Time Limit: 2000/1000 MS (Java/Others) Memory Limit: 65536/32768 K (Java/Others)
Total Submission(s): 17440 Accepted Submission(s): 7814

Problem Description
We all know that Bin-Laden is a notorious terrorist, and he has disappeared for a long time. But recently, it is reported that he hides in Hang Zhou of China!
“Oh, God! How terrible! ”

Don’t be so afraid, guys. Although he hides in a cave of Hang Zhou, he dares not to go out. Laden is so bored recent years that he fling himself into some math problems, and he said that if anyone can solve his problem, he will give himself up!
Ha-ha! Obviously, Laden is too proud of his intelligence! But, what is his problem?
“Given some Chinese Coins (硬币) (three kinds– 1, 2, 5), and their number is num_1, num_2 and num_5 respectively, please output the minimum value that you cannot pay with given coins.”
You, super ACMer, should solve the problem easily, and don’t forget to take $25000000 from Bush!

Input
Input contains multiple test cases. Each test case contains 3 positive integers num_1, num_2 and num_5 (0<=num_i<=1000).

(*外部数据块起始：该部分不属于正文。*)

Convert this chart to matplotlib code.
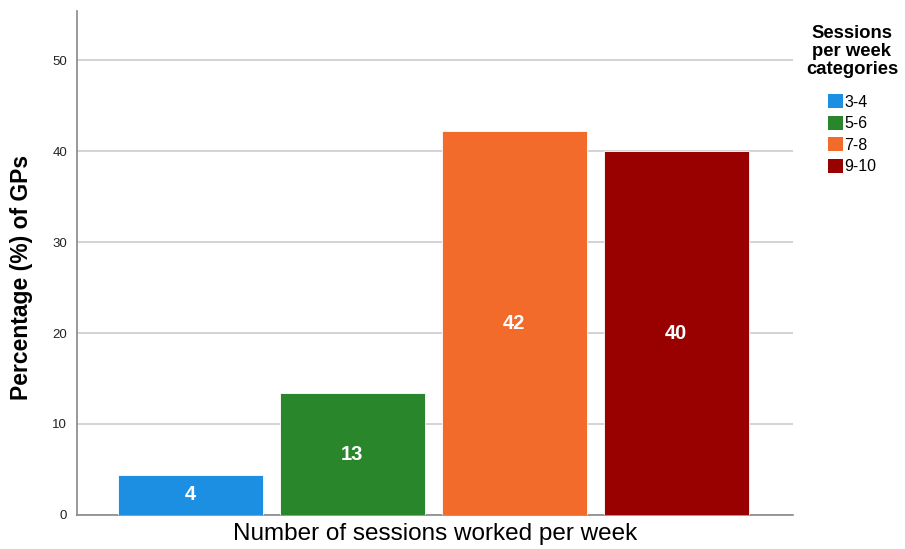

A test case containing 0 0 0 terminates the input and this test case is not to be processed.

Output
Output the minimum positive value that one cannot pay with given coins, one line for one case.

Sample Input
1 1 3
0 0 0

Sample Output
4
代码：

#include <iostream>
#include <fstream>
#include <algorithm>
const int MAX = 1000 + 10;
using namespace std;


int main()
{
    int a,b,c;
    int i,j;
    int sum;

    while(cin >> a >> b >> c)
    {
        if(a == 0 && b == 0 && c == 0)
            break;

        for(i = 1;; i++)
        {
            sum = 0;
            //先判断5
            for(j = 0; j < c; j++)
            {
                sum += 5;
                if(i < sum)
                {
                    sum -= 5;
                    break;
                }
            }

            //再判断2
            for(j = 0;j < b;j++){
                sum += 2;
                if(i < sum){
                    sum -= 2;
                    break;
                }
            }

            //最后判断1
            for(j = 0;j < a;j++){
                sum += 1;
                if(i < sum){
                    sum -= 1;
                    break;
                }
            }

            if(sum < i){
                cout << i << endl;
                break;
            }

        }

    }
    return 0;
}

小结：
本来想的是根据输入建立一个超大的数组，然后把所有可能的情况全都考虑进去，然后数组去重，排序，再对数组扫描，找出不是相邻的数，两者之间最小的数就是答案。
实际敲起来泰国麻烦，重申题意，只要考虑最小的就好了，按照我们处理这种问题的方式，应该不会是上面想的那样，最暴力的方式就是一个一个去试，这是最适合计算机的方式，代码就很简单了。